The Royals have a clear need at second base, with the team's incumbent Omar Infante struggling in the second year of his three-year free agent deal. Getting Prado from the Marlins and moving Infante back to a super-sub role on the bench would give the Royals tremendous flexibility in case of injury. Prado is likely a two-win upgrade from Infante, depending on how you feel his second base defense might turn out.
The Royals have two interesting pitching prospects previously ranked right outside the top 100. Kyle Zimmer is a former first-round draft pick who recovered from shoulder surgery the previous year and worked half of his time in the bullpen last season to good results. Zimmer has the talent but has had major durability questions, but he might be a swing-high candidate for the Marlins, as he has the talent to be a front-line starter and may end nicely in the bullpen if he cannot stay healthy enough.
The more floor-conscious move might be for right-hander Miguel Almonte. Almonte sits low- to mid-90's on his fastball and is effective with three pitches. He has flashed decent strikeout totals all throughout his minor league career that match the good stuff, which includes a nice curveball that is still developing. He moved quickly from Double-A to Triple-A to the bigs out of the pen last year and could be a nice back-rotation piece as early as this season for Miami, giving the team some immediate present value.
If the Blue Jays want some additional help in their bullpen, Ramos would be a strong addition to that back end and could support Roberto Osuna or take over at closer if Osuna is to be moved to the rotation. Either way, such an acquisition would bolster a difficult bullpen situation for a contending club.
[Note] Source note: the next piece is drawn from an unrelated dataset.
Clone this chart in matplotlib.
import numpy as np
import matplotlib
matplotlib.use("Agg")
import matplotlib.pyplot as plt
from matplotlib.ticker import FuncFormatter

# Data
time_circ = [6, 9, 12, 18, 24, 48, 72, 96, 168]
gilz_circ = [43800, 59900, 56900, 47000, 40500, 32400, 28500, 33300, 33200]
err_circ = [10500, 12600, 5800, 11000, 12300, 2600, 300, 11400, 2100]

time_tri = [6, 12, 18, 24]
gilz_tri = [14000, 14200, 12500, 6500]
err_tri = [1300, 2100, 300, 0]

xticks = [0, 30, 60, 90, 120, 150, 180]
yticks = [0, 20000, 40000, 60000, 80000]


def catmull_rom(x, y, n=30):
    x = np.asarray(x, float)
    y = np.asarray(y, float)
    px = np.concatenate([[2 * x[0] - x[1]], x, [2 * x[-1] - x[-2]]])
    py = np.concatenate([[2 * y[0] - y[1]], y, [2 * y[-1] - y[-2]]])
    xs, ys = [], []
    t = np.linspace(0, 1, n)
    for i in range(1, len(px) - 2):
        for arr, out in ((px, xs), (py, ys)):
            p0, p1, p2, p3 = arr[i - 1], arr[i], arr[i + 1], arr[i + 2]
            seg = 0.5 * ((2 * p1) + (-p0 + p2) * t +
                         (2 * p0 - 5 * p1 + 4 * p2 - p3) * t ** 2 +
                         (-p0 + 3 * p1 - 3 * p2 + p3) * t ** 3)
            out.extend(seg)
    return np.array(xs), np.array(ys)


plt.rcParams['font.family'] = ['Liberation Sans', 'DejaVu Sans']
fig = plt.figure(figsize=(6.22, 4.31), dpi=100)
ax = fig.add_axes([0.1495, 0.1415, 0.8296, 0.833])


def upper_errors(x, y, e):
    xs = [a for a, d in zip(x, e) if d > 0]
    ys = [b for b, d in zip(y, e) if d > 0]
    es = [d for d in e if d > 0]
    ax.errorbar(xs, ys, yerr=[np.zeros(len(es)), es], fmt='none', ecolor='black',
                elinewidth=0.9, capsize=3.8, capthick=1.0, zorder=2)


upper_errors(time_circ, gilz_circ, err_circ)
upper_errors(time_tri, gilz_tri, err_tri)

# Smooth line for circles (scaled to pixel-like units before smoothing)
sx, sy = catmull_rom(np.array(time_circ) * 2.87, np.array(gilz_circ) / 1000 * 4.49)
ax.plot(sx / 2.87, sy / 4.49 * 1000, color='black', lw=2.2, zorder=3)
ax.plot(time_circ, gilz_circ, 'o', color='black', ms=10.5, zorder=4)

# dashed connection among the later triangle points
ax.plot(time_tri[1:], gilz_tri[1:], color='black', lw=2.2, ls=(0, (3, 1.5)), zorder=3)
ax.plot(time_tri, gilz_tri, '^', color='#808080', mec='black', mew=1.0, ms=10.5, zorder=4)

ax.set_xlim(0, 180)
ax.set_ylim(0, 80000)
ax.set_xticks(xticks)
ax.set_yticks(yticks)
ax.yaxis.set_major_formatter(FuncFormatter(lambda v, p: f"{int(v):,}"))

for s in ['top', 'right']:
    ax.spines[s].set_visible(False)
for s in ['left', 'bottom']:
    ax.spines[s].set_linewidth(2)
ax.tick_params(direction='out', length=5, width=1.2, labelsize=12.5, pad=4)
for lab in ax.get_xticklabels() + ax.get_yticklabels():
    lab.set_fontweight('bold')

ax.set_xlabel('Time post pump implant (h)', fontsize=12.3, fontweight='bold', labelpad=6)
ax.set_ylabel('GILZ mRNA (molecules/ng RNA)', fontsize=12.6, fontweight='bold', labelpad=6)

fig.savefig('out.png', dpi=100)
The Jays have dealt a lot of their interesting names, as the team made two major blockbuster trades at the deadline last year for David Price and Troy Tulowtizki. One prospect to keep an eye for the Fish would be Sean Reid-Foley, who is a hard-throwing prep right-hander drafted in the second round in 2014 who has decent upside either in the rotation or pen. The downside is that he is a straight-thrower of the Nathan Eovaldi variety and would be something of a project, as he still walks too many hitters right now despite a strong year in Low- and High-A.
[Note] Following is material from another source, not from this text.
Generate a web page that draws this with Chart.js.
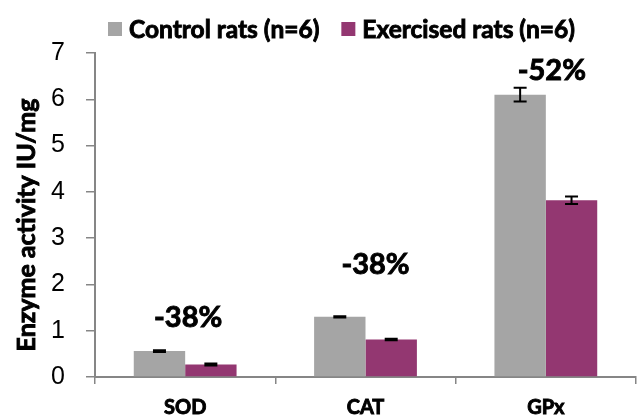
<!DOCTYPE html>
<html>
<head>
<meta charset="utf-8">
<script src="https://cdn.jsdelivr.net/npm/chart.js@4/dist/chart.umd.min.js"></script>
<style>
  html, body { margin: 0; padding: 0; background: #ffffff; }
  #wrap { width: 643px; height: 416px; position: relative; }
</style>
</head>
<body>
<div id="wrap"><canvas id="c" width="643" height="416"></canvas></div>
<script>
// Antioxidant enzyme activity, control vs exercised rats
const categories = ['SOD', 'CAT', 'GPx'];
const controlValues = [0.56, 1.30, 6.10];
const exercisedValues = [0.27, 0.81, 3.82];
const controlErrors = [0.02, 0.015, 0.15];
const exercisedErrors = [0.02, 0.015, 0.08];
const changeLabels = ['-38%', '-38%', '-52%'];
const yTicks = [0, 1, 2, 3, 4, 5, 6, 7];
const yTitle = 'Enzyme activity IU/mg';

const GRAY = '#a5a5a5';
const PURPLE = '#933771';
const AXIS = '#868686';
const BOLD_FONT = 'Lato';
const BOLD_WEIGHT = 'bold';
const HEAVY = 0.9; // extra stroke to give the bold text more weight

function heavyText(ctx, text, x, y) {
  ctx.fillText(text, x, y);
  ctx.lineWidth = HEAVY;
  ctx.strokeStyle = ctx.fillStyle;
  ctx.strokeText(text, x, y);
}

// Draws +/- error whiskers on each bar, positioned through the chart scales
const errorBars = {
  id: 'errorBars',
  afterDatasetsDraw(chart, args, opts) {
    const ctx = chart.ctx;
    const y = chart.scales.y;
    chart.data.datasets.forEach((ds, di) => {
      const meta = chart.getDatasetMeta(di);
      const errs = opts.errors[di];
      meta.data.forEach((bar, i) => {
        const v = ds.data[i];
        const e = errs[i];
        const top = y.getPixelForValue(v + e);
        const bot = y.getPixelForValue(v - e);
        const x = bar.x;
        const half = opts.capWidth / 2;
        ctx.save();
        ctx.strokeStyle = '#000000';
        ctx.lineWidth = 2;
        ctx.beginPath();
        ctx.moveTo(x, top); ctx.lineTo(x, bot);
        ctx.moveTo(x - half, top); ctx.lineTo(x + half, top);
        ctx.moveTo(x - half, bot); ctx.lineTo(x + half, bot);
        ctx.stroke();
        ctx.restore();
      });
    });
  }
};

// Percentage change text above each category group
const changeText = {
  id: 'changeText',
  afterDatasetsDraw(chart, args, opts) {
    const ctx = chart.ctx;
    const x = chart.scales.x;
    const y = chart.scales.y;
    ctx.save();
    ctx.fillStyle = '#000000';
    ctx.font = BOLD_WEIGHT + ' 29px ' + BOLD_FONT;
    ctx.textAlign = 'center';
    ctx.textBaseline = 'middle';
    opts.labels.forEach((t, i) => {
      const px = x.getPixelForValue(i) + opts.dx[i];
      const py = y.getPixelForValue(opts.at[i]);
      heavyText(ctx, t, px, py);
    });
    ctx.restore();
  }
};

// Legend row built from the datasets, plus the rotated value-axis title
const frameText = {
  id: 'frameText',
  afterDraw(chart, args, opts) {
    const ctx = chart.ctx;
    const y = chart.scales.y;
    ctx.save();
    ctx.font = BOLD_WEIGHT + ' 24.5px ' + BOLD_FONT;
    ctx.textBaseline = 'middle';
    ctx.textAlign = 'left';
    let cx = opts.legendLeft;
    const cy = opts.legendY;
    chart.data.datasets.forEach((ds) => {
      ctx.fillStyle = ds.backgroundColor;
      ctx.fillRect(cx, cy - 7, 14, 14);
      cx += 14 + 7;
      ctx.fillStyle = '#000000';
      heavyText(ctx, ds.label, cx, cy + 1);
      cx += ctx.measureText(ds.label).width + 22;
    });
    ctx.restore();

    ctx.save();
    ctx.font = BOLD_WEIGHT + ' 25px ' + BOLD_FONT;
    ctx.fillStyle = '#000000';
    ctx.textAlign = 'center';
    ctx.textBaseline = 'middle';
    ctx.translate(opts.titleX, (y.top + y.bottom) / 2 + opts.titleShift);
    ctx.rotate(-Math.PI / 2);
    heavyText(ctx, opts.title, 0, 0);
    ctx.restore();
  }
};

new Chart(document.getElementById('c'), {
  type: 'bar',
  data: {
    labels: categories,
    datasets: [
      { label: 'Control rats (n=6)', data: controlValues, backgroundColor: GRAY,
        borderWidth: 0, categoryPercentage: 0.57, barPercentage: 1.0 },
      { label: 'Exercised rats (n=6)', data: exercisedValues, backgroundColor: PURPLE,
        borderWidth: 0, categoryPercentage: 0.57, barPercentage: 1.0 }
    ]
  },
  options: {
    responsive: false,
    animation: false,
    devicePixelRatio: 1,
    layout: { padding: { top: 53, right: 7, bottom: 0, left: 0 } },
    plugins: {
      legend: { display: false },
      tooltip: { enabled: false },
      errorBars: { errors: [controlErrors, exercisedErrors], capWidth: 13 },
      changeText: { labels: changeLabels, at: [1.28, 2.42, 6.62], dx: [3, 10, 6] },
      frameText: { legendLeft: 108, legendY: 29, title: yTitle, titleX: 27, titleShift: 10 }
    },
    scales: {
      x: {
        grid: { display: true, drawOnChartArea: false, offset: true, color: AXIS,
                lineWidth: 1.5, tickLength: 7 },
        border: { display: true, color: AXIS, width: 2 },
        ticks: { color: '#000000', padding: 12, textStrokeColor: '#000000', textStrokeWidth: HEAVY,
                 font: { family: BOLD_FONT, size: 20, weight: BOLD_WEIGHT } },
        afterFit(scale) { scale.height = 39; }
      },
      y: {
        min: 0, max: 7,
        afterBuildTicks(scale) { scale.ticks = yTicks.map(v => ({ value: v })); },
        grid: { display: true, drawOnChartArea: false, color: AXIS, lineWidth: 1.5,
                tickLength: 9 },
        border: { display: true, color: AXIS, width: 2 },
        ticks: { color: '#000000', padding: 21,
                 font: { family: 'Liberation Sans', size: 25 } },
        title: { display: false },
        afterFit(scale) { scale.width = 95; }
      }
    }
  },
  plugins: [errorBars, changeText, frameText]
});
</script>
</body>
</html>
The Twins badly need bullpen help, and the Marlins could capitalize on that by dropping off Ramos and Mike Dunn in one fell swoop, acquiring prospects in return. Both players would be great support pieces for closer Glen Perkins, and Ramos could be pegged to replace him as the younger righty may be the better option at this point.
The Twins might be able to trade one downtrodden relief option in return for Ramos. Alex Meyer is a former top prospect, but he was moved to the bullpen after struggling in Triple-A in a repeat campaign one year after doing a good job at that level. Meyer has command issues but easy right-handed velocity, and the Marlins could always re-mold him into a starter after a wasted season with Minnesota.
If the Marlins wanted to go bigger, they could capitalize on another questionable season from a top prospect in former first-rounder Kohl Stewart. Stewart had a Nicolino-esque good year in terms of ERA and bad in terms of peripherals, and maybe that would be enough to pry him out of Minnesota's hands. He has lost some ace shine and is far more likely to be a mid-rotation workhorse, but the Marlins could use that as well.